The frequencies of gravitational waves that LIGO is designed to detect are actually in the human audible range. So when we’re working on LIGO, we often take its output and put it on a speaker and just listen to it. For this binary black hole system, it made a distinctive, rising “whoooop!” sound. It’s not that we just look up and see anymore, like we always have—we actually can listen to the universe now. It’s a whole new sense, and humanity did not have this sense until LIGO was built.”

via “We Can Listen to the Universe Now” –LIGO Gravitational Wave Discovery (Today’s ‘Galaxy’ Insight).

This ties in to my post about the discovery of gravitational waves with LIGO a couple of days ago.  The frequency, as shown in a diagram in one of the articles I referred to, goes from roughly 50 to 500 Hz (middle C is 440 Hz.) So the output can indeed be played on a speaker and make an audible “whoop” noise.  The article referenced above also mentions that the colliding black holes are about 1.5 billion light years away from us, an enormous distance; one would not want to be close to this event when it occurred, as it released about three times the mass of the Sun in gravitational wave energy alone in a few tenths of a second.
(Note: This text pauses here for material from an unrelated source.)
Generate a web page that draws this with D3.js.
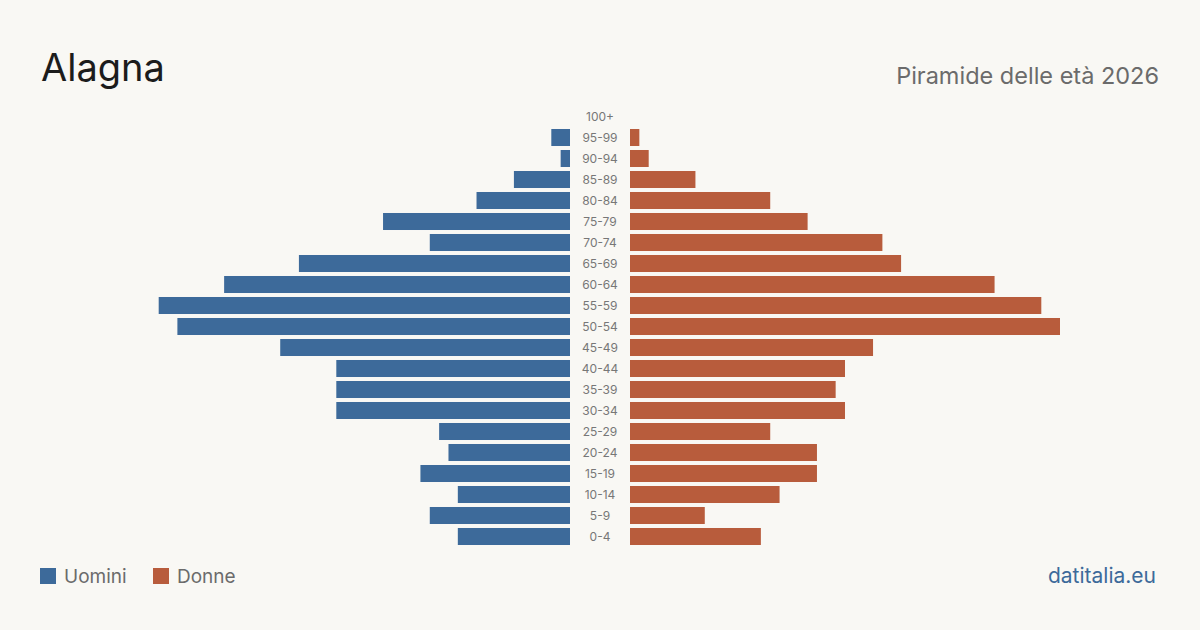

This web site (The “Daily Galaxy”) has much more about LIGO, the wave discovery, and the recent discovery of a black hole with 21 billion times the mass of the sun.  This newly discovered black hole is in the center of the galaxy NGC 4889, and, unbelievably, is currently quiescent, that is, not “feeding” on its surrounding galaxy.  I highly recommend this web site for astronomy buffs.